Recently, an eminent prep school Head asked me if I would talk to local Heads of English about the subject we all teach. With me, I took the Second Master, Nick, also an English graduate, but an even more formidable musician, and our Head of Department, Richard, who trumps by way of relevance any other qualification – he is a Chief Examiner for GCSE.
What is English? English belongs to everyone. English is everything and nothing. English is not just a language, with a magnificent literature written in it, but an evolving construct which draws the globe together. English is big enough for different people to see it in different ways. All three presenters like to read it, write it, and teach it. Alas we all have to test it too.
I am the 60s child. Language was made before grammar, not grammar before language, as Thomas Hardy famously pointed out. English has no rules. Not only can we all speak it, but we can all punctuate it – honest. Ask any 13 year-old to read their work aloud. Pause means comma. Breath means full stop. You don’t need much else. How would I teach English ideally? With plentiful oral work, with no compulsory literature if at all possible, and certainly without a mention of Shakespeare before a pupil reaches 16.

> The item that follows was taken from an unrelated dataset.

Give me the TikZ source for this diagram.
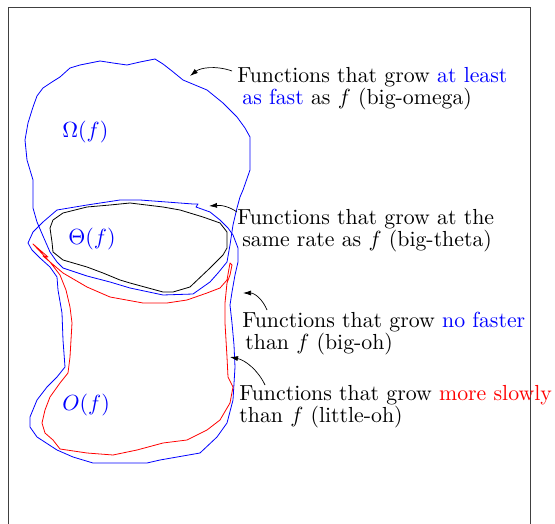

What is being good at English? It’s acquiring a mind which can understand people and situations and structures, and express reflections on them with intelligence and elegance. Being good at English exams is something different. Public exams in English are a poor indicator of real ability. At Oxford it certainly used to be the case that English Literature GCSE was a weak indicator of success in the Final Honours School, less good than English Language. History was better than either of them. With this revelation, I rested my case.